Many upscale restaurants don’t allow kids, and such policies are rarely questioned: Manhattan’s fabled Le Bernardin has a strict no-children-under-12 policy. But it also serves up a $198 chef’s tasting menu that takes several hours to get through—not exactly a spot a family with two toddlers in tow would want to spend an evening even if kids were allowed, and could stay quiet throughout the meal.

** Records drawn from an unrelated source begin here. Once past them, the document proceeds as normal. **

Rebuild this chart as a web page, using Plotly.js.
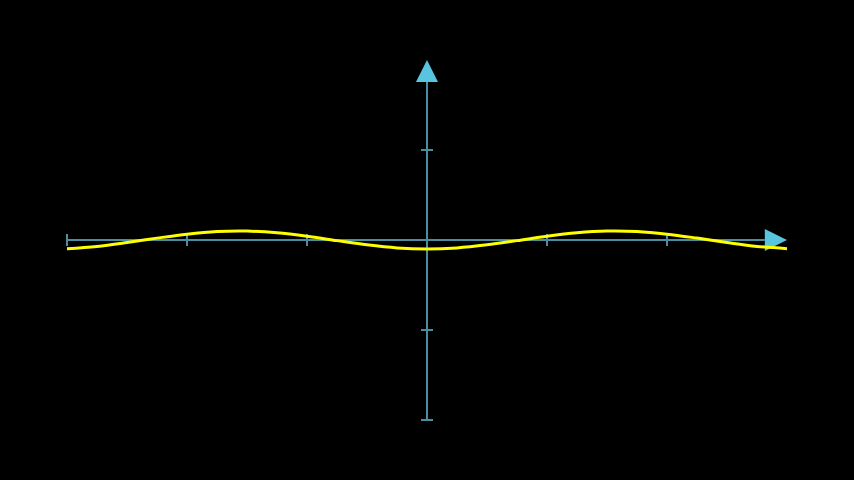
<!DOCTYPE html>
<html>
<head>
<meta charset="utf-8">
<script src="https://cdn.plot.ly/plotly-3.0.1.min.js"></script>
<style>html,body{margin:0;padding:0;background:#000;}#chart{width:854px;height:480px;}</style>
</head>
<body>
<div id="chart"></div>
<script>
// Curve samples
const curveX = [-3, -2.75, -2.5, -2.25, -2, -1.75, -1.5, -1.25, -1, -0.75, -0.5, -0.25, 0,
                0.25, 0.5, 0.75, 1, 1.25, 1.5, 1.75, 2, 2.25, 2.5, 2.75, 3];
const curveY = [-0.096, -0.071, -0.028, 0.021, 0.065, 0.094, 0.099, 0.080, 0.042, -0.007, -0.054, -0.088, -0.100,
                -0.088, -0.054, -0.007, 0.042, 0.080, 0.099, 0.094, 0.065, 0.021, -0.028, -0.071, -0.096];
// Axis ticks
const xTicks = [-3, -2, -1, 1, 2];
const yTicks = [1, -1, -2];
const xAxisRange = [-3, 3];
const yAxisRange = [-2, 2];

const axisColor = '#4A8DA0';
const tipColor = '#58C4DD';
const tipLenX = 0.185, tipHalfX = 0.122;  // x-axis arrow (data units)
const tipLenY = 0.245, tipHalfY = 0.092;  // y-axis arrow (data units)

const shapes = [];
// x axis line
shapes.push({type:'line', xref:'x', yref:'y', x0:xAxisRange[0], y0:0, x1:xAxisRange[1]-tipLenX, y1:0,
  line:{color:axisColor, width:2}, layer:'below'});
// y axis line
shapes.push({type:'line', xref:'x', yref:'y', x0:0, y0:yAxisRange[0], x1:0, y1:yAxisRange[1]-tipLenY,
  line:{color:axisColor, width:2}, layer:'below'});
xTicks.forEach(t => shapes.push({type:'line', xref:'x', yref:'y', x0:t, y0:-0.067, x1:t, y1:0.067,
  line:{color:axisColor, width:2}, layer:'below'}));
yTicks.forEach(t => shapes.push({type:'line', xref:'x', yref:'y', x0:-0.05, y0:t, x1:0.05, y1:t,
  line:{color:axisColor, width:2}, layer:'below'}));
// arrow tips
const xb = xAxisRange[1]-tipLenX;
shapes.push({type:'path', xref:'x', yref:'y',
  path:`M ${xb} ${-tipHalfX} L ${xAxisRange[1]} 0 L ${xb} ${tipHalfX} Z`,
  fillcolor:tipColor, line:{color:tipColor, width:0}, layer:'below'});
const yb = yAxisRange[1]-tipLenY;
shapes.push({type:'path', xref:'x', yref:'y',
  path:`M ${-tipHalfY} ${yb} L 0 ${yAxisRange[1]} L ${tipHalfY} ${yb} Z`,
  fillcolor:tipColor, line:{color:tipColor, width:0}, layer:'below'});

const trace = {x:curveX, y:curveY, type:'scatter', mode:'lines',
  line:{color:'#FFFF00', width:3, shape:'spline'}, hoverinfo:'skip'};

const layout = {
  width:854, height:480,
  margin:{l:0, r:0, t:0, b:0},
  paper_bgcolor:'#000', plot_bgcolor:'#000',
  showlegend:false,
  xaxis:{range:[-427/120, 427/120], visible:false, fixedrange:true},
  yaxis:{range:[-240/90, 240/90], visible:false, fixedrange:true},
  shapes:shapes
};
Plotly.newPlot('chart', [trace], layout, {staticPlot:true, displayModeBar:false});
</script>
</body>
</html>
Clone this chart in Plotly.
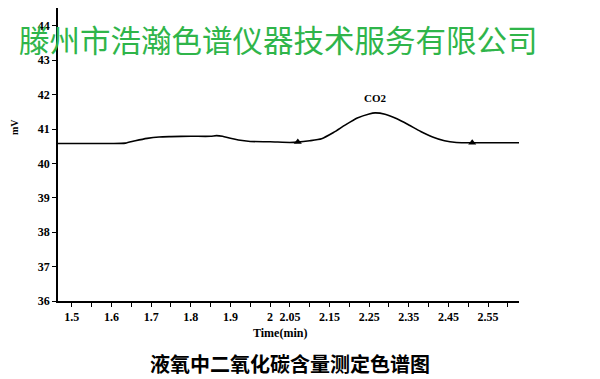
import plotly.graph_objects as go

# Chromatogram trace (time in min, signal in mV)
time_min = [1.465, 1.50, 1.55, 1.60, 1.635, 1.66, 1.69, 1.72, 1.75, 1.80, 1.85, 1.865, 1.88,
            1.90, 1.92, 1.95, 2.00, 2.05, 2.07, 2.10, 2.13, 2.16, 2.19, 2.22, 2.25, 2.265,
            2.29, 2.32, 2.35, 2.38, 2.41, 2.44, 2.47, 2.51, 2.55, 2.60, 2.628]
signal_mv = [40.58, 40.58, 40.58, 40.58, 40.59, 40.66, 40.73, 40.77, 40.78, 40.79, 40.79, 40.81, 40.79,
             40.73, 40.68, 40.64, 40.63, 40.61, 40.62, 40.66, 40.72, 40.90, 41.12, 41.32, 41.44, 41.47,
             41.43, 41.30, 41.12, 40.93, 40.77, 40.66, 40.61, 40.60, 40.60, 40.60, 40.60]

# Peak integration markers (start / end)
marker_time = [2.07, 2.51]
marker_mv = [40.62, 40.60]

peak_label = "CO2"
peak_time = 2.265
peak_label_mv = 41.9

x_tickvals = [1.5, 1.6, 1.7, 1.8, 1.9, 2.0, 2.05, 2.15, 2.25, 2.35, 2.45, 2.55]
x_ticktext = ["1.5", "1.6", "1.7", "1.8", "1.9", "2", "2.05", "2.15", "2.25", "2.35", "2.45", "2.55"]
y_tickvals = [36, 37, 38, 39, 40, 41, 42, 43, 44]

serif = "Liberation Serif"

fig = go.Figure()
fig.add_trace(go.Scatter(x=time_min, y=signal_mv, mode="lines",
                         line=dict(color="black", width=1.6, shape="spline", smoothing=0.6),
                         hoverinfo="skip", showlegend=False))
fig.add_trace(go.Scatter(x=marker_time, y=marker_mv, mode="markers",
                         marker=dict(symbol="triangle-up", size=7, color="black"),
                         showlegend=False))

fig.update_layout(
    width=600, height=379,
    margin=dict(l=50, r=89, t=0, b=86, autoexpand=False),
    paper_bgcolor="white", plot_bgcolor="white",
    xaxis=dict(range=[1.465, 2.628], tickvals=x_tickvals, ticktext=x_ticktext,
               showgrid=False, zeroline=False, showline=True, linecolor="black", linewidth=1.5,
               ticks="outside", ticklen=4, tickcolor="black", tickwidth=1.2,
               minor=dict(dtick=0.05, tick0=1.5, ticks="outside", ticklen=4, tickcolor="black"),
               tickfont=dict(family=serif, size=12, color="black", weight="bold")),
    yaxis=dict(range=[36, 44.52], tickvals=y_tickvals,
               showgrid=False, zeroline=False, showline=True, linecolor="black", linewidth=1.5,
               ticks="outside", ticklen=4, tickcolor="black", tickwidth=1.2,
               tickfont=dict(family=serif, size=12, color="black", weight="bold")),
    annotations=[
        dict(text=peak_label, x=peak_time, y=peak_label_mv, xref="x", yref="y", showarrow=False,
             xanchor="center", yanchor="middle",
             font=dict(family=serif, size=11, color="black", weight="bold")),
        dict(text="mV", x=-0.0933, y=41.06, xref="paper", yref="y", showarrow=False, textangle=-90,
             xanchor="center", yanchor="middle",
             font=dict(family=serif, size=10, color="black", weight="bold")),
        dict(text="Time(min)", x=0.4816, y=-0.109, xref="paper", yref="paper", showarrow=False,
             xanchor="center", yanchor="middle",
             font=dict(family=serif, size=12, color="black", weight="bold")),
        dict(text="液氧中二氧化碳含量测定色谱图", x=0.503, y=-0.2150, xref="paper", yref="paper",
             showarrow=False, xanchor="center", yanchor="middle",
             font=dict(family="Noto Sans CJK SC", size=20, color="black", weight="bold")),
        dict(text="滕州市浩瀚色谱仪器技术服务有限公司", x=0.479, y=0.894, xref="paper", yref="paper",
             showarrow=False, xanchor="center", yanchor="middle",
             font=dict(family="Noto Sans CJK SC", size=30.5, color="#2fb54a")),
    ],
)

fig.write_html("out.html")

The debate really heats up, however, when casual eateries declare a tyke-free zone. Monroeville, Pennsylvania’s McDain’s Restaurant and Golf Center made national news after it announced in 2011 that it would no longer admit kids younger than six. “I’m doing this on behalf of all the kind, refined people who have emailed me who have had meals ruined,” owner Michael Vuick told the Wall Street Journal at the time. “I’ve decided someone in our society had to dig their heels in on this issue.” The restaurant has since closed, although an employee who answered the phone at the affiliated golf range this week told us that the closure was due to Vuick’s health problems.
Bill Blackburn, co-owner of The Sushi Bar in Alexandria, Va., says he never expected all the media coverage when his restaurant announced when it opened a year ago that it would not allow entry to anyone under 18. The policy, he says, was created to distinguish the restaurant, with its bar and lounge, from his two other restaurants, both kid-friendly spots in the family-oriented neighborhood of Del Ray. “There are a lot of restaurants here and we wanted to do something different that was kind of an ‘adult swim,’” he told us. “It’s not much of an issue. Business is great…If we did lose anyone who, let’s say, boycotted the place, we gained many more who thought it was a great idea.”
To be sure, filling seats with adults with bigger appetites and a penchant for pricey alcohol might be more lucrative than filling them with children ordering $5 quesadillas and washing them down with $1 glasses of milk. And even if a restaurant with a no-kids policy does lose out on a family looking for a place to eat, there’s usually enough business to go around … even in Brooklyn.
“Parents may choose not to go to a place that has a strict children’s policy, and that might be exactly what the restaurant wants,” says Susan Fox, PhD, an NYU professor, mother of two, and founder of the 5,000-family-strong neighborhood group Park Slope Parents. “There are plenty of places to go that are kid-friendly where you know the children can kind of let loose. What’s OK at McDonald’s Playland is not OK behavior at a 3-star restaurant.”
The professor, who specializes in interpersonal communication, continued that “most parents understand that, but there are some who have a hard time making that distinction.”